Nesiller, ilk insan ve ilk âile, Hazret-i Âdem ve Havva’dan itibaren bu şekilde meydana gelmiş ve günümüze kadar da böyle devam etmiştir. İki farklı cinsiyet, iki farklı kültür ve biyolojik yapının elbette birbirine uyum problemlerini aşmaları zaman alacaktır. Önemli olan, karşılaşılan meseleleri sevgi-saygı ve empati ile çözüme kavuşturmak, şeytanın sevgiyi zedelemesine izin vermemektir.

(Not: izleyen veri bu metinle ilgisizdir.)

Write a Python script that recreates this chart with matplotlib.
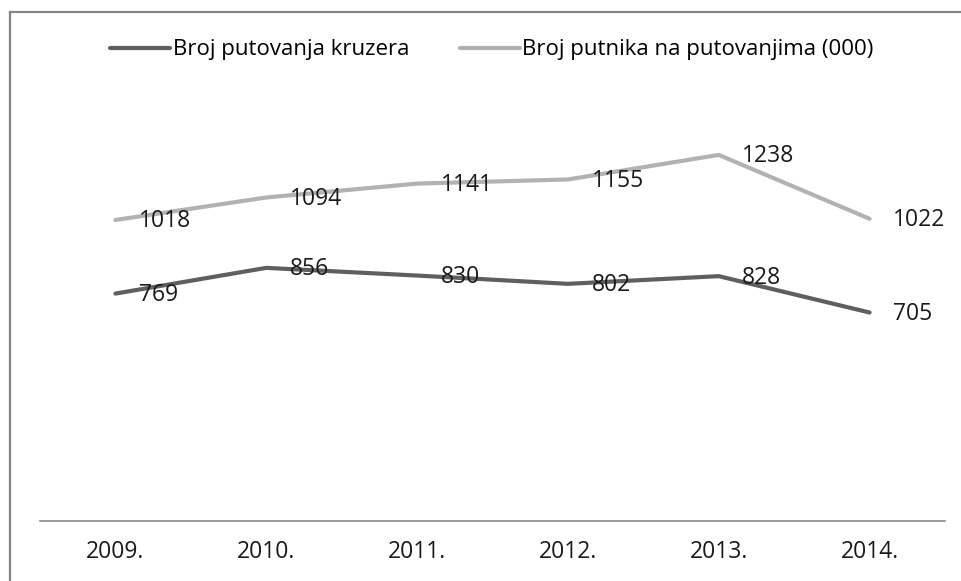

Gerçekten insanlık tarihi boyunca devam eden “ilâhî huzur pınarı ve nesiller mektebi” olan âileye, Cennet’ten kovulan şeytanın müdâhalesi dâimâ büyük olmuştur. Peygamber Efendimiz, şeytanın bu azmini şöyle tarif eder:

“İblis tahtını su üzerine kurar. Sonra yapacakları kötülükleri yapmak üzere avânesini sağa-sola gönderir. Makam ve mevkîce ona en yakın olan, fitnenin en büyüğünü yapandır. Hepsi yaptıklarını anlatmak üzere İblis’in yanına gelir ve içlerinden biri:

«-Ben şunu, şunu yaptım.» der. Ancak İblis, ona:

«-Senin yaptığın da bir şey mi?» der. Sonra bir başkası gelir ve:

«-Karı-kocanın arasına bir fitne attım, hatta boşanıncaya kadar onların yakasını bırakmadım.» der.

İblis bundan o kadar memnun olur ki, hemen onu yanına çağırır ve:

«-Sen ne kadar şirinsin!» diyerek ona iltifat eder.” (Müslim, Münâfikûn, 67)

Âyet-i kerîmede şeytan, “hannâs” (en-Nâs, 4) olarak vasıflandırılır. Yani “geriye çekilip fırsatını bulduğu anda saldırıya geçen, haktan görünüp insana sağdan yaklaşan, yapılan kötü ve çirkin işleri güzel gösteren ve her fırsatta insanın ayağını kaydırmak isteyen sinsi bir varlık”...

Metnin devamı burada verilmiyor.